BRIEF
Give back, word for word, only the lines from the opening of the records through the one with "(436,220.5) rectangle (642.5,440);". Pictures stay out.

A block of data
######

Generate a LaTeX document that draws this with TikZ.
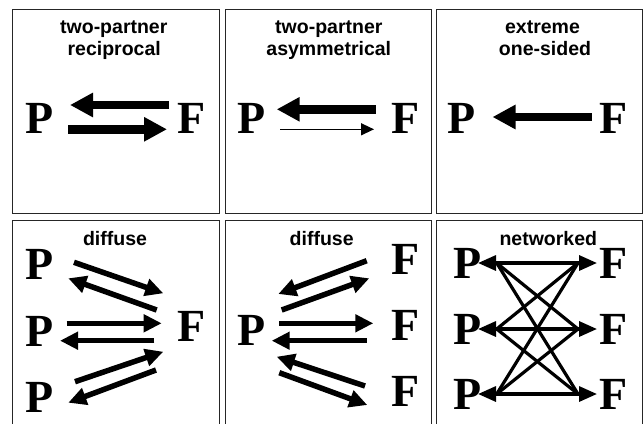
\documentclass[tikz,border=0pt]{standalone}
\usepackage{fontspec}
\setmainfont{Liberation Serif}
\setsansfont{Liberation Sans}
\usetikzlibrary{arrows.meta}
\tikzset{
  panel/.style={draw=black!85, line width=1pt},
  letter/.style={inner sep=0pt, font=\bfseries\fontsize{46}{46}\selectfont},
  ttl/.style={inner sep=0pt, anchor=base, font=\sffamily\bfseries\fontsize{19.5}{20}\selectfont},
  bigarrow/.style={line width=8.5pt, -{Triangle[length=23pt,width=23pt]}},
  thinarrow/.style={line width=1.4pt, -{Triangle[length=13pt,width=12pt]}},
  midarrow/.style={line width=5.5pt, -{Triangle[length=18pt,width=17pt]}},
  netline/.style={line width=3.2pt},
  netarrow/.style={line width=3.2pt, {Triangle[length=18pt,width=15pt]}-{Triangle[length=18pt,width=15pt]}}
}
\begin{document}
\begin{tikzpicture}[x=1pt,y=-1pt]
\useasboundingbox (0,0) rectangle (644,423);
\clip (0,0) rectangle (644,423);
\fill[white] (0,0) rectangle (644,423);
% panels
\draw[panel] (12.5,9) rectangle (219.5,213.5);
\draw[panel] (225,9) rectangle (431,213.5);
\draw[panel] (436,9) rectangle (642.5,213.5);
\draw[panel] (12.5,220.5) rectangle (219.5,440);
\draw[panel] (225,220.5) rectangle (431,440);
\draw[panel] (436,220.5) rectangle (642.5,440);

% ---------- panel 1
\node[ttl] (t1a) at (113.8,33.3) {two-partner};
\node[ttl] (t1b) at (114.2,55.5) {reciprocal};
\node[letter] (p1) at (39.5,118) {P};
\node[letter] (f1) at (191.5,118) {F};
\coordinate (a1s) at (169,105);  \coordinate (a1e) at (70,105);
\coordinate (b1s) at (68,129.3); \coordinate (b1e) at (167,129.3);
\draw[bigarrow] (a1s) -- (a1e);
\draw[bigarrow] (b1s) -- (b1e);

% ---------- panel 2
\node[ttl] (t2a) at (328.8,33.3) {two-partner};
\node[ttl] (t2b) at (328.8,55.5) {asymmetrical};
\node[letter] (p2) at (251.5,118) {P};
\node[letter] (f2) at (406,118) {F};
\coordinate (a2s) at (375.7,109.3); \coordinate (a2e) at (276.7,109.3);
\coordinate (b2s) at (280,129.3);   \coordinate (b2e) at (374,129.3);
\draw[bigarrow] (a2s) -- (a2e);
\draw[thinarrow] (b2s) -- (b2e);

% ---------- panel 3
\node[ttl] (t3a) at (542.5,33.3) {extreme};
\node[ttl] (t3b) at (545,55.5) {one-sided};
\node[letter] (p3) at (461.7,118) {P};
\node[letter] (f3) at (614,118) {F};
\coordinate (a3s) at (591.7,117); \coordinate (a3e) at (492.5,117);
\draw[bigarrow] (a3s) -- (a3e);

% ---------- panel 4
\node[ttl] (t4) at (115,245.5) {diffuse};
\node[letter] (p4a) at (39.5,264) {P};
\node[letter] (p4b) at (39.5,331) {P};
\node[letter] (p4c) at (39.5,397.5) {P};
\node[letter] (f4) at (191.5,326) {F};
\coordinate (c41s) at (74,262.3);    \coordinate (c41e) at (163.3,293.3);
\coordinate (c42s) at (156.7,310);   \coordinate (c42e) at (68.3,278.3);
\coordinate (c43s) at (66.7,323.3);  \coordinate (c43e) at (161.7,323.3);
\coordinate (c44s) at (154.3,340.7); \coordinate (c44e) at (60,340.7);
\coordinate (c45s) at (75,381.7);    \coordinate (c45e) at (163.3,351.7);
\coordinate (c46s) at (156,370);     \coordinate (c46e) at (68.3,402.7);
\foreach \i in {1,...,6} \draw[midarrow] (c4\i s) -- (c4\i e);

% ---------- panel 5
\node[ttl] (t5) at (321.7,245.5) {diffuse};
\node[letter] (p5) at (251.7,330) {P};
\node[letter] (f5a) at (405.8,259) {F};
\node[letter] (f5b) at (405.8,325) {F};
\node[letter] (f5c) at (405.8,391) {F};
\coordinate (c51s) at (366.7,260.7); \coordinate (c51e) at (278.3,294);
\coordinate (c52s) at (281.7,310);   \coordinate (c52e) at (369.3,278.3);
\coordinate (c53s) at (279.3,323.3); \coordinate (c53e) at (373.3,323.3);
\coordinate (c54s) at (366.7,340.7); \coordinate (c54e) at (271.7,340.7);
\coordinate (c55s) at (365,386);     \coordinate (c55e) at (276.7,356.7);
\coordinate (c56s) at (279.3,372.7); \coordinate (c56e) at (367.3,405);
\foreach \i in {1,...,6} \draw[midarrow] (c5\i s) -- (c5\i e);

% ---------- panel 6
\node[ttl] (t6) at (548.3,245.5) {networked};
\node[letter] (p6a) at (468,263) {P};
\node[letter] (p6b) at (468,329) {P};
\node[letter] (p6c) at (468,394) {P};
\node[letter] (f6a) at (614,263) {F};
\node[letter] (f6b) at (614,329) {F};
\node[letter] (f6c) at (614,394) {F};
\coordinate (L1) at (496.7,263); \coordinate (R1) at (578,263);
\coordinate (L2) at (496.7,329); \coordinate (R2) at (578,329);
\coordinate (L3) at (496.7,394); \coordinate (R3) at (578,394);
\coordinate (tl1) at (478,263); \coordinate (tr1) at (597,263);
\coordinate (tl2) at (478,329); \coordinate (tr2) at (597,329);
\coordinate (tl3) at (478,394); \coordinate (tr3) at (597,394);
\foreach \i in {1,2,3}{
  \foreach \j in {1,2,3}{
    \ifnum\i=\j\relax\else \draw[netline, line cap=round] (L\i) -- (R\j);\fi
  }
  \draw[netarrow] (tl\i) -- (tr\i);
}
\end{tikzpicture}
\end{document}
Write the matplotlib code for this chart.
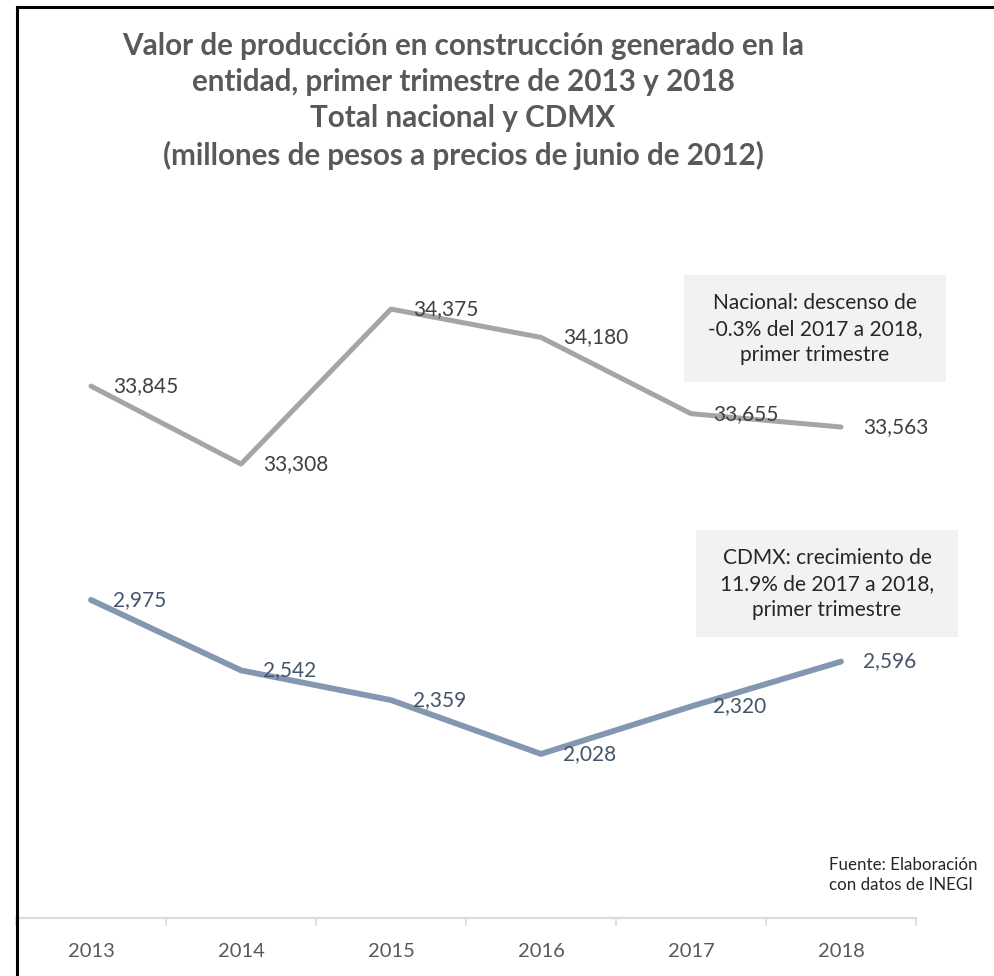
"""Valor de producción en construcción: Nacional vs CDMX, primer trimestre 2013-2018."""
import matplotlib
matplotlib.use("Agg")
import matplotlib.pyplot as plt
from matplotlib.patches import Rectangle
from matplotlib.lines import Line2D

plt.rcParams["font.family"] = ["Lato", "DejaVu Sans"]

YEARS = ["2013", "2014", "2015", "2016", "2017", "2018"]
NACIONAL = [33845, 33308, 34375, 34180, 33655, 33563]
CDMX = [2975, 2542, 2359, 2028, 2320, 2596]

TITLE = ("Valor de producción en construcción generado en la\n"
         "entidad, primer trimestre de 2013 y 2018\n"
         "Total nacional y CDMX\n"
         "(millones de pesos a precios de junio de 2012)")
NOTE_NAC = "Nacional: descenso de\n-0.3% del 2017 a 2018,\nprimer trimestre"
NOTE_CDMX = "CDMX: crecimiento de\n11.9% de 2017 a 2018,\nprimer trimestre"
SOURCE = "Fuente: Elaboración\ncon datos de INEGI"

W, H = 994, 976
fig = plt.figure(figsize=(W / 100, H / 100), dpi=100)

def fx(px): return px / W
def fy(py): return 1 - py / H

ax = fig.add_axes([fx(16), fy(918), fx(916) - fx(16), fy(218) - fy(918)])
ax2 = ax.twinx()
x = range(len(YEARS))

ax.plot(x, NACIONAL, color="#A5A5A5", lw=3.6, solid_capstyle="round", solid_joinstyle="round")
ax2.plot(x, CDMX, color="#8497B0", lw=4.2, solid_capstyle="round", solid_joinstyle="round")
for i, v in enumerate(NACIONAL):
    ax.annotate(f"{v:,}", (i, v), xytext=(16, 0), textcoords="offset points",
                ha="left", va="center", fontsize=15, color="#404040")
for i, v in enumerate(CDMX):
    ax2.annotate(f"{v:,}", (i, v), xytext=(16, 0), textcoords="offset points",
                 ha="left", va="center", fontsize=15, color="#44546A")

ax.set_xlim(-0.5, len(YEARS) - 0.5)
ax.set_ylim(30183, 35002)
ax2.set_ylim(1019, 5324)
ax.set_xticks(list(x))
ax.set_xticklabels(YEARS, fontsize=14.5, color="#595959")
ax.set_xticks([i - 0.5 for i in range(len(YEARS) + 1)], minor=True)
ax.tick_params(axis="x", which="major", length=0, pad=18)
ax.tick_params(axis="x", which="minor", length=6, width=1.2, color="#D6DCE5")
ax.set_yticks([]); ax2.set_yticks([])
for a in (ax, ax2):
    for s in ("top", "right", "left"):
        a.spines[s].set_visible(False)
    a.spines["bottom"].set_color("#D6DCE5")
    a.spines["bottom"].set_linewidth(1.5)
    a.patch.set_visible(False)

fig.text(fx(463), fy(101), TITLE, ha="center", va="center", fontsize=21.3,
         fontweight="bold", color="#595959", linespacing=1.36)

fig.patches.append(Rectangle((fx(684), fy(382)), fx(946) - fx(684), fy(275) - fy(382),
                             transform=fig.transFigure, facecolor="#F2F2F2", edgecolor="none"))
fig.text(fx(815), fy(329), NOTE_NAC, ha="center", va="center", fontsize=15,
         color="#262626", linespacing=1.35)
fig.patches.append(Rectangle((fx(696), fy(637)), fx(958) - fx(696), fy(530) - fy(637),
                             transform=fig.transFigure, facecolor="#F2F2F2", edgecolor="none"))
fig.text(fx(827), fy(584), NOTE_CDMX, ha="center", va="center", fontsize=15,
         color="#262626", linespacing=1.35)

fig.text(fx(829), fy(875), SOURCE, ha="left", va="center", fontsize=12.2,
         color="#262626", linespacing=1.3)

# outer frame (left and top edges visible)
fig.add_artist(Line2D([fx(17), fx(17)], [0, fy(7)], color="black", lw=2.2, transform=fig.transFigure))
fig.add_artist(Line2D([fx(17), 1], [fy(7), fy(7)], color="black", lw=2.2, transform=fig.transFigure))

fig.savefig("out.png", dpi=100)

######

RESPONSE
Generate a LaTeX document that draws this with TikZ.
\documentclass[tikz,border=0pt]{standalone}
\usepackage{fontspec}
\setmainfont{Liberation Serif}
\setsansfont{Liberation Sans}
\usetikzlibrary{arrows.meta}
\tikzset{
  panel/.style={draw=black!85, line width=1pt},
  letter/.style={inner sep=0pt, font=\bfseries\fontsize{46}{46}\selectfont},
  ttl/.style={inner sep=0pt, anchor=base, font=\sffamily\bfseries\fontsize{19.5}{20}\selectfont},
  bigarrow/.style={line width=8.5pt, -{Triangle[length=23pt,width=23pt]}},
  thinarrow/.style={line width=1.4pt, -{Triangle[length=13pt,width=12pt]}},
  midarrow/.style={line width=5.5pt, -{Triangle[length=18pt,width=17pt]}},
  netline/.style={line width=3.2pt},
  netarrow/.style={line width=3.2pt, {Triangle[length=18pt,width=15pt]}-{Triangle[length=18pt,width=15pt]}}
}
\begin{document}
\begin{tikzpicture}[x=1pt,y=-1pt]
\useasboundingbox (0,0) rectangle (644,423);
\clip (0,0) rectangle (644,423);
\fill[white] (0,0) rectangle (644,423);
% panels
\draw[panel] (12.5,9) rectangle (219.5,213.5);
\draw[panel] (225,9) rectangle (431,213.5);
\draw[panel] (436,9) rectangle (642.5,213.5);
\draw[panel] (12.5,220.5) rectangle (219.5,440);
\draw[panel] (225,220.5) rectangle (431,440);
\draw[panel] (436,220.5) rectangle (642.5,440);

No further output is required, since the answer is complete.